Obviously you’re not doing this to earn money although…
“this industry is one of the few where one can write their own check in terms of earnings, “
(Don’t forget people, they’re not scamming you or trying to raise your expectations, this is a quote from the earnings disclaimer page which clearly states that they’re not responsible if you earn bugger all!)
No! You’re not going to be doing this to “write your own check”! You’re doing it to help people.
Smell a rat? I reckon you should.
They give you a preview – it’s a pdf so give it a minute or two to load. This is a short summary of the things which will be covered in detail when you pay your $5 to sign up. It also happens to be comprehensive summary of what you will need to know to set up a scam of your own and looking at it you can’t help thinking that the marketing material you are reading follows it to the letter.
In other words, it looks like a how to scam school disguised as a how not to be scammed school for legal reasons. Obviously this is my view the people behind this may have the best of intentions.
However, if they do, why do they choose to present themselves in exactly the same way as the people they claim to be helping us to avoid? Might it be that they feel the only way to help the suckers is to market to them in a language they understand? My US friends, you can tell me whether that’s just how marketing is done over the pond. Here in the UK the usual consensus is that anything requiring a sell that desperate and that hard has got to be flawed.
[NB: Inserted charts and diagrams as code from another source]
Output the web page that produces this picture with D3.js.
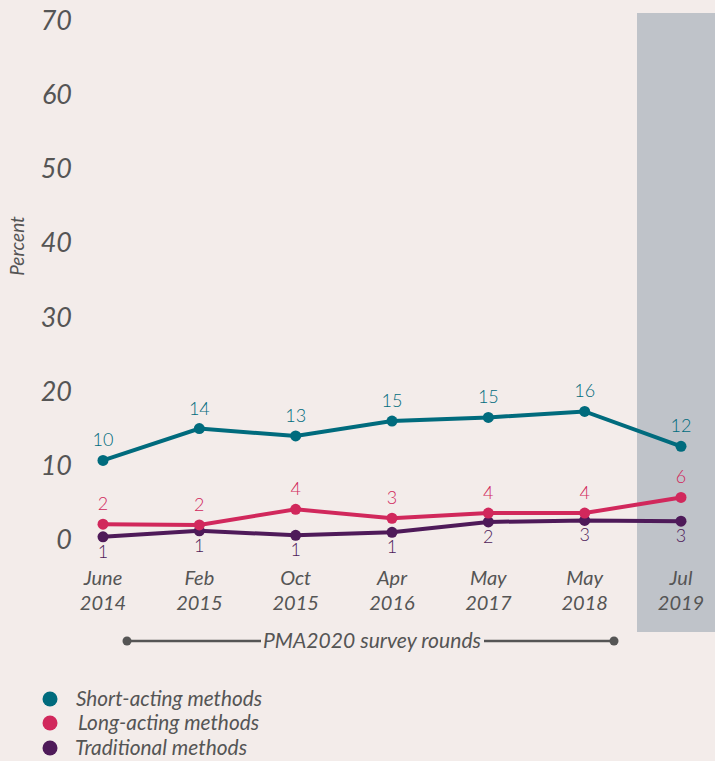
<!DOCTYPE html>
<html><head><meta charset="utf-8">
<script src="https://cdn.jsdelivr.net/npm/d3@7"></script>
<style>
html,body{margin:0;padding:0;background:#f3ecea;}
svg{display:block;}
text{font-family:Lato,"Open Sans",sans-serif;}
</style></head>
<body>
<svg id="chart" width="715" height="761"></svg>
<script>
const rounds = ["June 2014","Feb 2015","Oct 2015","Apr 2016","May 2017","May 2018","Jul 2019"];
const roundLine1 = ["June","Feb","Oct","Apr","May","May","Jul"];
const roundLine2 = ["2014","2015","2015","2016","2017","2018","2019"];
const shortActing = [10.6, 14.9, 13.9, 15.9, 16.4, 17.2, 12.5];
const longActing = [2.0, 1.9, 4.0, 2.8, 3.5, 3.5, 5.6];
const traditional = [0.3, 1.1, 0.5, 0.9, 2.3, 2.5, 2.4];
const shortLabels = ["10","14","13","15","15","16","12"];
const longLabels = ["2","2","4","3","4","4","6"];
const tradLabels = ["1","1","1","1","2","3","3"];
const yTicks = [0,10,20,30,40,50,60,70];
const seriesNames = ["Short-acting methods","Long-acting methods","Traditional methods"];
const seriesColors = ["#006b7d","#d1285c","#4e1a59"];

const svg = d3.select("#chart");
svg.append("rect").attr("width",715).attr("height",761).attr("fill","#f3ecea");

const x = d3.scalePoint().domain(rounds).range([103,681]);
const y = d3.scaleLinear().domain([0,70]).range([539,20]);

// highlighted last round
svg.append("rect").attr("x",637).attr("y",13).attr("width",80).attr("height",619).attr("fill","#bfc3c9");

// y axis
const yAxis = d3.axisLeft(y).tickValues(yTicks).tickSize(0).tickPadding(0).tickFormat(d3.format("d"));
const ga = svg.append("g").attr("transform","translate(72,0)").call(yAxis);
ga.select(".domain").remove();
ga.selectAll("text").attr("font-family","Lato").attr("font-style","italic")
  .attr("font-size",27).attr("fill","#555").attr("dy","0.35em");

svg.append("text").attr("transform","translate(24,246) rotate(-90)")
  .attr("text-anchor","middle").attr("font-style","italic").attr("font-size",19)
  .attr("fill","#555").text("Percent");

// x labels
const xl = svg.append("g");
rounds.forEach((r,i)=>{
  const t = xl.append("text").attr("x",x(r)).attr("text-anchor","middle")
    .attr("font-style","italic").attr("font-size",20).attr("fill","#555");
  t.append("tspan").attr("x",x(r)).attr("y",585).text(roundLine1[i]);
  t.append("tspan").attr("x",x(r)).attr("y",610).text(roundLine2[i]);
});

const line = d3.line().x((d,i)=>x(rounds[i])).y(d=>y(d));
const series = [
  {vals:traditional, labels:tradLabels, color:seriesColors[2], dy:21},
  {vals:longActing, labels:longLabels, color:seriesColors[1], dy:-14},
  {vals:shortActing, labels:shortLabels, color:seriesColors[0], dy:-14}
];
series.forEach(s=>{
  svg.append("path").datum(s.vals).attr("d",line).attr("fill","none")
    .attr("stroke",s.color).attr("stroke-width",4);
  svg.selectAll(null).data(s.vals).enter().append("circle")
    .attr("cx",(d,i)=>x(rounds[i])).attr("cy",d=>y(d)).attr("r",5.5).attr("fill",s.color);
  svg.selectAll(null).data(s.vals).enter().append("text")
    .attr("x",(d,i)=>x(rounds[i])).attr("y",d=>y(d)+s.dy)
    .attr("text-anchor","middle").attr("font-family","'Noto Sans'").attr("font-weight",300)
    .attr("font-size",18).attr("fill",s.color).text((d,i)=>s.labels[i]);
});

// bracket
const by = 641;
svg.append("line").attr("x1",127).attr("x2",261).attr("y1",by).attr("y2",by).attr("stroke","#555").attr("stroke-width",2.5);
svg.append("line").attr("x1",484).attr("x2",614).attr("y1",by).attr("y2",by).attr("stroke","#555").attr("stroke-width",2.5);
svg.append("circle").attr("cx",127).attr("cy",by).attr("r",4.5).attr("fill","#555");
svg.append("circle").attr("cx",614).attr("cy",by).attr("r",4.5).attr("fill","#555");
svg.append("text").attr("x",372).attr("y",by+7).attr("text-anchor","middle")
  .attr("font-style","italic").attr("font-size",21).attr("fill","#555")
  .attr("textLength",218).attr("lengthAdjust","spacingAndGlyphs").text("PMA2020 survey rounds");

// legend
const lgY = [699,723,748];
const lgX = [76,78,75];
const lgW = [186,181,172];
seriesNames.forEach((n,i)=>{
  svg.append("circle").attr("cx",50).attr("cy",lgY[i]).attr("r",7.5).attr("fill",seriesColors[i]);
  svg.append("text").attr("x",lgX[i]).attr("y",lgY[i]+7).attr("font-style","italic")
    .attr("font-size",21).attr("fill","#555")
    .attr("textLength",lgW[i]).attr("lengthAdjust","spacingAndGlyphs").text(n);
});
</script>
</body></html>
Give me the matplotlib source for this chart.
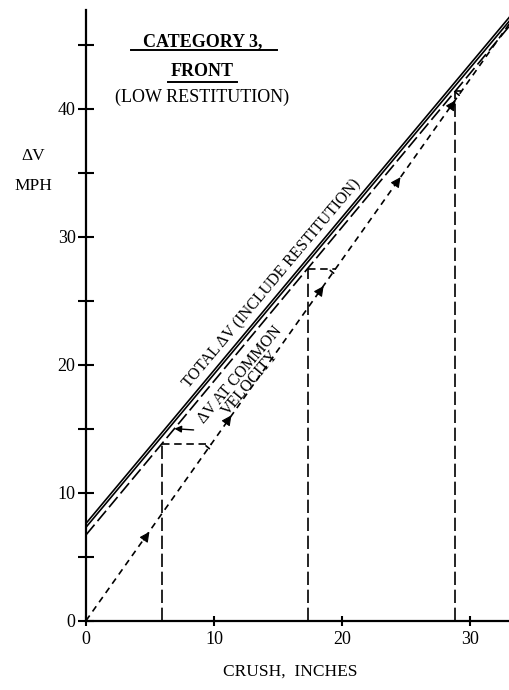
import matplotlib.pyplot as plt
from matplotlib.lines import Line2D

plt.rcParams['font.family'] = ['Liberation Serif', 'DejaVu Serif']

# values
crush_ends = [0, 33.1]
total_dv = [7.6, 47.2]          # TOTAL dV (include restitution), upper of the double line
total_dv_lower = [7.3, 46.9]    # lower of the double line
common_dv = [6.7, 46.5]         # dV at common velocity (long dash)
approach_dv = [0, 46.7]         # short-dashed line from the origin

crush_marks = [5.9, 17.3, 28.8]
common_at_marks = [13.8, 27.5, 41.4]
approach_at_level = [9.8, 19.5, 29.3]   # where the horizontal meets the short-dashed line

arrow_crush = [4.5, 10.9, 18.1, 24.1, 28.4]
arrow_dv = [6.3, 15.4, 25.5, 34.0, 40.0]

y_ticks = [0, 5, 10, 15, 20, 25, 30, 35, 40, 45]
y_labels = ['0', '', '10', '', '20', '', '30', '', '40', '']
x_ticks = [0, 10, 20, 30]
x_labels = ['0', '10', '20', '30']

W, H = 510, 690
fig = plt.figure(figsize=(W / 100, H / 100), dpi=100)
ax = fig.add_axes([86 / W, 1 - 620.7 / H, 424 / W, 610.7 / H])
ax.set_xlim(0, 33.1)
ax.set_ylim(0, 47.7)

lw = 1.2
ax.plot(crush_ends, total_dv, color='black', lw=lw)
ax.plot(crush_ends, total_dv_lower, color='black', lw=lw)
ax.plot(crush_ends, common_dv, color='black', lw=lw, dashes=(8, 2.8))
ax.plot(crush_ends, approach_dv, color='black', lw=lw, dashes=(3.8, 3))

for c, top, end in zip(crush_marks, common_at_marks, approach_at_level):
    ax.plot([c, c], [0, top], color='black', lw=lw, dashes=(8, 2.8))
    ax.plot([c, end], [top, top], color='black', lw=lw, dashes=(4.5, 2.8))
    # little open head where the horizontal meets the approach line
    ax.annotate('', xy=(end, top - 0.5), xytext=(end - 0.6, top),
                arrowprops=dict(arrowstyle='-', color='black', lw=lw))

for c, v in zip(arrow_crush, arrow_dv):
    ax.annotate('', xy=(c + 0.45, v + 0.64), xytext=(c, v),
                arrowprops=dict(arrowstyle='-|>', color='black', lw=0.8,
                                mutation_scale=15, shrinkA=0, shrinkB=0))

# leader arrow from the common-velocity label
ax.annotate('', xy=(6.9, 15.0), xytext=(8.4, 14.9),
            arrowprops=dict(arrowstyle='-|>', color='black', lw=1.0,
                            mutation_scale=10, shrinkA=0, shrinkB=0))

ax.text(14.5, 26.3, 'TOTAL ΔV (INCLUDE RESTITUTION)', rotation=50,
        rotation_mode='anchor', ha='center', va='center', fontsize=11.5)
ax.text(12.4, 18.9, 'ΔV AT COMMON\nVELOCITY', rotation=50,
        rotation_mode='anchor', ha='center', va='center', fontsize=11.5,
        linespacing=0.8)

for side in ['top', 'right']:
    ax.spines[side].set_visible(False)
for side in ['left', 'bottom']:
    ax.spines[side].set_linewidth(1.6)

ax.set_yticks(y_ticks)
ax.set_yticklabels(y_labels)
ax.set_xticks(x_ticks)
ax.set_xticklabels(x_labels)
ax.tick_params(axis='y', direction='inout', length=11, width=1.5,
               labelsize=13, pad=2)
ax.tick_params(axis='x', direction='inout', length=7, width=1.5,
               labelsize=13, pad=4)

# titles and axis captions
fig.text(203 / W, 1 - 42 / H, 'CATEGORY 3,', ha='center', va='center',
         fontsize=13, fontweight='bold')
fig.text(202 / W, 1 - 72 / H, 'FRONT', ha='center', va='center',
         fontsize=13, fontweight='bold')
fig.text(202 / W, 1 - 97 / H, '(LOW RESTITUTION)', ha='center', va='center',
         fontsize=13)
fig.add_artist(Line2D([131 / W, 277 / W], [1 - 50 / H, 1 - 50 / H],
                      color='black', lw=1.4))
fig.add_artist(Line2D([168 / W, 237 / W], [1 - 82 / H, 1 - 82 / H],
                      color='black', lw=1.4))

fig.text(33 / W, 1 - 156 / H, 'ΔV', ha='center', va='center', fontsize=12.5)
fig.text(33 / W, 1 - 186 / H, 'MPH', ha='center', va='center', fontsize=12.5)
fig.text(290 / W, 1 - 672 / H, 'CRUSH,  INCHES', ha='center', va='center',
         fontsize=12.5)

fig.savefig('out.png', dpi=100, facecolor='white')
The whole thing is a bit like a tabloid kiss and tell which describes some torrid celebrity affair in intimate detail for the titillation and pleasure of the readers but is disguised as a condemnation of the protagonists so the paper can print and you can read with a clear social conscience.
A scam disguised as a crusade against itself? Another cheap trick to rip off the monumentally stupid? Elegant. If a little unethical.
Then again via my ferreting about with their links, I have stumbled upon something called lulu.com – a self publishing site, kind of like zazzle perhaps, only for writers. Now that might actually turn out be worth five dollars!